Probably! This is a typical adultist argument. It would mean preventing children and adolescents from carrying out a certain activity - that is, to have an income - because they’re considered to lack the capacity to carry out that task, because of their age. Apart from the fact that it would be pertinent to ask if an adult, by dint of being an adult, has capacity to manage his or her money, it would be necessary for any policy of this sort to come with a learning process. If children don’t know how to manage money it’s because they haven’t been taught. We need to distinguish between capacity and know-how.
In any case, contrary to this argument, many children (whether they work or not) have a great capacity to manage money. But of course, it would be necessary to clearly establish how the implementation would work, based on different ages and interdisciplinary criteria.
Do you think that the labour activities child workers carry out should be regulated, legalising child employment or at least by lowering the minimum age to work?
The social movements of child and adolescent workers demand that their work be officially sanctioned. In fact, Bolivia’s child labour law was amended thanks to the activism of the country’s child workers’ organisation, UNATSBO.
Honestly, I don’t know if the work should be legalised. But what I do believe is that blanket bans are not the right approach because they don’t protect children. As a first step, I think it’s important not only to stop concealing this work, but also stop stigmatising and criminalising it. The reality is that children from low-income backgrounds work, whether international organisations like it or not.
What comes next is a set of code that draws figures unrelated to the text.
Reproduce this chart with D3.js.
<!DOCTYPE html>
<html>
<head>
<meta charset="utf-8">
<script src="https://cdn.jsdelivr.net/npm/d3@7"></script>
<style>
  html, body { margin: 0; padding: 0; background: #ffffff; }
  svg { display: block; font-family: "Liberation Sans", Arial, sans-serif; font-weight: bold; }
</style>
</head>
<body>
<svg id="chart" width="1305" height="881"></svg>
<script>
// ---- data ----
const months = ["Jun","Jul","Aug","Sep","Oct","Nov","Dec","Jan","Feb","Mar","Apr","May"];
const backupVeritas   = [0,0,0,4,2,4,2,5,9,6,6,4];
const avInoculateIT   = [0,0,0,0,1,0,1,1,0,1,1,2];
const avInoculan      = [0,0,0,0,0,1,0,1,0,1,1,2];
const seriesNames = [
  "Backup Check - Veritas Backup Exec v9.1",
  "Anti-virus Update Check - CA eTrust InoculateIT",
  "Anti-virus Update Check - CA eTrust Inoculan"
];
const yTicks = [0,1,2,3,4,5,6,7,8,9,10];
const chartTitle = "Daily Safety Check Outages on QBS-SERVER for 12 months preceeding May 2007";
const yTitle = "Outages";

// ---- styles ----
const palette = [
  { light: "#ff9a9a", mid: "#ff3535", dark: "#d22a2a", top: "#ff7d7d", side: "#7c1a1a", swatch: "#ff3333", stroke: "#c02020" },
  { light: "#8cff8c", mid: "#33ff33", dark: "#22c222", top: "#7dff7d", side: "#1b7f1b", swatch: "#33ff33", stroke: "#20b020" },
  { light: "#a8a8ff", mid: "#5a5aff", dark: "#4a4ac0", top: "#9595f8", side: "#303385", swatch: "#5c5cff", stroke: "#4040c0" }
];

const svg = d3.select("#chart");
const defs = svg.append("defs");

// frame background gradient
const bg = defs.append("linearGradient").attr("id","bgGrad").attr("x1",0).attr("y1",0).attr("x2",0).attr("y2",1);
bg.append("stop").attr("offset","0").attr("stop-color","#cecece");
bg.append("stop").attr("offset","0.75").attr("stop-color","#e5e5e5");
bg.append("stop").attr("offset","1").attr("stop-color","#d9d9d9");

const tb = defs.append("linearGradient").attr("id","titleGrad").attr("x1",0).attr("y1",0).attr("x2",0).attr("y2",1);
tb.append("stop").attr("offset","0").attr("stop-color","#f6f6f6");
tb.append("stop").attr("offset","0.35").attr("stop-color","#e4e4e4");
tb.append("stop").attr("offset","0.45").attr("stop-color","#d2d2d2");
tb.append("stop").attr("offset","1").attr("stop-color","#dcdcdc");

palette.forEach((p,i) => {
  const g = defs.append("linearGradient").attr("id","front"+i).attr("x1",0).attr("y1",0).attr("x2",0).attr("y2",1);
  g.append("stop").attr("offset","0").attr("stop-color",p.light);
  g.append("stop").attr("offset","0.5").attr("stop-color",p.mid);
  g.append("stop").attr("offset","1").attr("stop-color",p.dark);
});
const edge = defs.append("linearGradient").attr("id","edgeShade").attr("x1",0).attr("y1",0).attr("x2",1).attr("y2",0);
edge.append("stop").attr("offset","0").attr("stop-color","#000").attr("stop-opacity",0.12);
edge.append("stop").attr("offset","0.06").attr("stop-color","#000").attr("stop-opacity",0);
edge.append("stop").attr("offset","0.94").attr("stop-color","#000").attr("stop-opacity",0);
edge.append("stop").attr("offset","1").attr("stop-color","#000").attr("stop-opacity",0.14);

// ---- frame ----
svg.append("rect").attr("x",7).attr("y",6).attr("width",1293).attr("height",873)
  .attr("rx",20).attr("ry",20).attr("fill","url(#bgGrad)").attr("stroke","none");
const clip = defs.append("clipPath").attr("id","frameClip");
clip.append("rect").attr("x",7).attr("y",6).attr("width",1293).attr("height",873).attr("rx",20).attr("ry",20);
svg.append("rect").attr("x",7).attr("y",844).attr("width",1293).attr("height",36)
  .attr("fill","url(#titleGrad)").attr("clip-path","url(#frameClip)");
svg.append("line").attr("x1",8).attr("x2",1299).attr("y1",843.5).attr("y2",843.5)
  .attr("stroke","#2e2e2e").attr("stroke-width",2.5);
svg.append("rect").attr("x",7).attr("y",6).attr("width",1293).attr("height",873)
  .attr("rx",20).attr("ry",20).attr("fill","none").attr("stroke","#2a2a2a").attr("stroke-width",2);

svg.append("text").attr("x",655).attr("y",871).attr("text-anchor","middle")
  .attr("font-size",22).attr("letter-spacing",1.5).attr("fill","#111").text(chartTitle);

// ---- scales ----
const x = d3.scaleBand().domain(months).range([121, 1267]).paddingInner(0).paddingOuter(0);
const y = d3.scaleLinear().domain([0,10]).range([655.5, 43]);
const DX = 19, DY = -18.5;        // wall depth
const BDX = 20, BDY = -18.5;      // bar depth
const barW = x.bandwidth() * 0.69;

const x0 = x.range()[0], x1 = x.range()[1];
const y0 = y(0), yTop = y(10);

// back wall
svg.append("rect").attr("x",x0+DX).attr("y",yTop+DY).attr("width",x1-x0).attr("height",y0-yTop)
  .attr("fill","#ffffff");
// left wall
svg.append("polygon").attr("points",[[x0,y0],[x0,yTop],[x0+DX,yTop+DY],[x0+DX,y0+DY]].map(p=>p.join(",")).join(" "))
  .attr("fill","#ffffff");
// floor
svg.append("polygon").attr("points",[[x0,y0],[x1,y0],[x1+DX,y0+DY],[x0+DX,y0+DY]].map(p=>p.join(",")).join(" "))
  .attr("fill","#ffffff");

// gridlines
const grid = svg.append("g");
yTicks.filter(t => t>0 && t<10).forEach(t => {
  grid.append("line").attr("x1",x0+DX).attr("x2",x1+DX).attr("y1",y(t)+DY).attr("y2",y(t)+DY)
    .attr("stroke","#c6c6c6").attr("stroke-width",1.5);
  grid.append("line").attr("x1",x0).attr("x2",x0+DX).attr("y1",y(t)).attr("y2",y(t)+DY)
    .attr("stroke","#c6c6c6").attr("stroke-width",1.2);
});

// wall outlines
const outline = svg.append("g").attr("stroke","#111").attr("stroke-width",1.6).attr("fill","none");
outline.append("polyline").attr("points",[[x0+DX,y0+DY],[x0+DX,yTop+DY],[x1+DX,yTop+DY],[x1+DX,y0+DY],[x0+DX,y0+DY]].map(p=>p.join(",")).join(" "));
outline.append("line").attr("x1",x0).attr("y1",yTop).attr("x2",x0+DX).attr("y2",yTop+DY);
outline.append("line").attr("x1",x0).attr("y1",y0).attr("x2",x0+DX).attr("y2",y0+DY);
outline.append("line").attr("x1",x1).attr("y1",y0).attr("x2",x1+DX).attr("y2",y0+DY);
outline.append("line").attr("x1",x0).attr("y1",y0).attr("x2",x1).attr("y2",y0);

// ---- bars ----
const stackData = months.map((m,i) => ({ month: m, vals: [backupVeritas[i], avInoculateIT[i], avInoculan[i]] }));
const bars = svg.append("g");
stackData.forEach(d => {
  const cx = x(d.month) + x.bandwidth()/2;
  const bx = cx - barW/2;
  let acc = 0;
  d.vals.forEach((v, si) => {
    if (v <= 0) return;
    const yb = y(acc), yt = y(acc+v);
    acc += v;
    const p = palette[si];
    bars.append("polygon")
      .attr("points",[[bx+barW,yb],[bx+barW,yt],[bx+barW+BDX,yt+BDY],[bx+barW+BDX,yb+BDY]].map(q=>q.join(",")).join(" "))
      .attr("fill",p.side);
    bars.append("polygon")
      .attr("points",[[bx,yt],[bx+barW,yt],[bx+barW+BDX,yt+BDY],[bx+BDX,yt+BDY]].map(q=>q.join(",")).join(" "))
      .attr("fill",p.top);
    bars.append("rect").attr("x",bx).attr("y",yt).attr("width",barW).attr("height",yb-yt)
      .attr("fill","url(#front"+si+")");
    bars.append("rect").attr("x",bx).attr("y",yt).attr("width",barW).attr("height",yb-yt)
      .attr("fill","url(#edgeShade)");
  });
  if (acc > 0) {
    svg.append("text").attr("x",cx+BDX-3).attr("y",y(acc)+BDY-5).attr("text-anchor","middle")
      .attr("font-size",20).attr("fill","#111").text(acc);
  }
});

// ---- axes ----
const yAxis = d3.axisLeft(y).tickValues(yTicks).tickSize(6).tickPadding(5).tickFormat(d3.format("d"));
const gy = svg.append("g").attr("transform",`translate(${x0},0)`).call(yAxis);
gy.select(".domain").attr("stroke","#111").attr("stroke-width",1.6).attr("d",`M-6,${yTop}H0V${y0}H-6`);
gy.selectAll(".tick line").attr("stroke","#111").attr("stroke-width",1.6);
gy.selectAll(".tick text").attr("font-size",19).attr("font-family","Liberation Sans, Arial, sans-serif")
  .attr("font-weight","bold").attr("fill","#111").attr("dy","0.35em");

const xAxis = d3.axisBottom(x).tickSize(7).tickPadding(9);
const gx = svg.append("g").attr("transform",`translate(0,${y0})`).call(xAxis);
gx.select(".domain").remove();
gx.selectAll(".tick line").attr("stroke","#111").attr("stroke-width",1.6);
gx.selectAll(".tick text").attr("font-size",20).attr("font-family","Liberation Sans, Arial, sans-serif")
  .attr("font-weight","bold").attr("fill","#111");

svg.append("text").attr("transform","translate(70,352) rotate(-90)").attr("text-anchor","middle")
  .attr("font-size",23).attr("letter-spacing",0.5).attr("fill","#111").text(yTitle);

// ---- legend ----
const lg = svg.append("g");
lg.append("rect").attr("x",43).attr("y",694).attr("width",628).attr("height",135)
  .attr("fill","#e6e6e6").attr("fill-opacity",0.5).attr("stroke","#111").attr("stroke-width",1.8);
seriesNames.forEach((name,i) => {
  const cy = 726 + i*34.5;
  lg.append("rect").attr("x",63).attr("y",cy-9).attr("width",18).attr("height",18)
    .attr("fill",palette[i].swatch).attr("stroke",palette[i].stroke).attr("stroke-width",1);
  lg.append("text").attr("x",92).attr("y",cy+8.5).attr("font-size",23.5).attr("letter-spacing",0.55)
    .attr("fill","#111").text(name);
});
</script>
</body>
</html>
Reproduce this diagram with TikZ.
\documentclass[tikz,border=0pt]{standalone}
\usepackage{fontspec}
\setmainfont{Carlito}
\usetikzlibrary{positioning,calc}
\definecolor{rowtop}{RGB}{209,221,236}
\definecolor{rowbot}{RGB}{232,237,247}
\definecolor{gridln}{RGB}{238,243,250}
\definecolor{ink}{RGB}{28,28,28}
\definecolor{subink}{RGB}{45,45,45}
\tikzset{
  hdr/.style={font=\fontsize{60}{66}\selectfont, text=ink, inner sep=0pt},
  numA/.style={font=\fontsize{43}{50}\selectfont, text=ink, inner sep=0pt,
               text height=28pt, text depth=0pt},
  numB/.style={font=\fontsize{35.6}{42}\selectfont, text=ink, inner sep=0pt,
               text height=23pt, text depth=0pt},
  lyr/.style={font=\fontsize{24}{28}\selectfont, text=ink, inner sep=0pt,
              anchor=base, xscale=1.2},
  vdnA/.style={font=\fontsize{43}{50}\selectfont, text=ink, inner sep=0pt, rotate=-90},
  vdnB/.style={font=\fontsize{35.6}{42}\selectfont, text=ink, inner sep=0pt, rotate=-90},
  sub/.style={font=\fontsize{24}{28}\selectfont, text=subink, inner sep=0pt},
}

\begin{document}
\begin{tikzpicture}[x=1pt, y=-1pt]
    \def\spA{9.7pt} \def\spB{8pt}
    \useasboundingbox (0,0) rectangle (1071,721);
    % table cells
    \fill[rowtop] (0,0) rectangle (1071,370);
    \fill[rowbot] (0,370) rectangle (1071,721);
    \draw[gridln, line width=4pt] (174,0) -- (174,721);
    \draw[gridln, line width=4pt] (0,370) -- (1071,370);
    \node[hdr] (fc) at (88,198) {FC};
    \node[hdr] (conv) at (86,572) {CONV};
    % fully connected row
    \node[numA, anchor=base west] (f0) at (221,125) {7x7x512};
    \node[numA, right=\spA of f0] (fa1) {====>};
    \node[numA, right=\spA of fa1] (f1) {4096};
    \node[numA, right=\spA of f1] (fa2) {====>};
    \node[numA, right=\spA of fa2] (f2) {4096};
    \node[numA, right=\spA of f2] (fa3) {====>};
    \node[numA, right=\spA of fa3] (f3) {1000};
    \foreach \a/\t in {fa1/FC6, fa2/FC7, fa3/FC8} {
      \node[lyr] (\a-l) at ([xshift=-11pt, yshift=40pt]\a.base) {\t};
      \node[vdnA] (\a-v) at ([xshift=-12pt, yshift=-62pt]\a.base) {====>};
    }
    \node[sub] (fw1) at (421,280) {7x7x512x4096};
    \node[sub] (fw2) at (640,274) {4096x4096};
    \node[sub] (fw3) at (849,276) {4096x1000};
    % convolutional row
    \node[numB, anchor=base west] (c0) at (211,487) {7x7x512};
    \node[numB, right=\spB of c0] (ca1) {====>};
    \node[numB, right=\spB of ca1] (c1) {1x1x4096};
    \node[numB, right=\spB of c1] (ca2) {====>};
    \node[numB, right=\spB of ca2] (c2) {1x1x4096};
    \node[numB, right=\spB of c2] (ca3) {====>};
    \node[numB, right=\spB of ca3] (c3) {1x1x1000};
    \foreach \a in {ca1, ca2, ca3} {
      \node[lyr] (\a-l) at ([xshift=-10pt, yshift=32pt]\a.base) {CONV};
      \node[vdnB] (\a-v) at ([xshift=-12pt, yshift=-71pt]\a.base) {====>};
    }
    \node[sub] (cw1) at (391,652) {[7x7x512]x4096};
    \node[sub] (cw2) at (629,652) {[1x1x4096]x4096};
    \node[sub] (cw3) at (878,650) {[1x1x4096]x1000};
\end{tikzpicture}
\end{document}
And in the future many more will be working.
The argument that child labour should be abolished presumes that being a child is one specific thing, and it doesn’t open itself up to the possibility that there are multiple childhoods that exist in Latin America. Moreover it’s an adultist approach in the sense that it doesn’t recognise children’s capacity to be social subjects and actors in overcoming their own realities - which, of course, are the product of inequality and poverty, but that’s our reality. What should really be prohibited is overcrowding, hunger and the concentration of wealth.
You mentioned the word ‘adultist’ - what does it mean?
Adultism is linked to adultcentrism. Basically what the term adultcentrism does is recognise the existence of a system of oppression that establishes access to and denial of goods based on age. That is to say, it gives rise to inequalities in the enjoyment of rights because of age differences.
So in thinking of society as adultcentric involves thinking not only that adults are at the centre, but also that the criterion for what’s valid, good, truthful, fair, is being an adult. Therefore our societies not only deprive themselves of the contribution that new generations can make based on what they experience, feel and know about, but also that children are excluded from the public domain; they are banished to the private domain. And adultism is the concrete form of violence typical of an adultcentric society.
We like to share interesting materials with our readers - which can you recommend?
Children in Motion: From adultcentrism to emancipation. It’s a book for researchers and teachers. And the series Anti-Princesses from the publishing house Chirimbote. It’s a children’s book. What it does is revisit female historical figures who, because of the patriarchal nature of our societies, were kept out of the history books.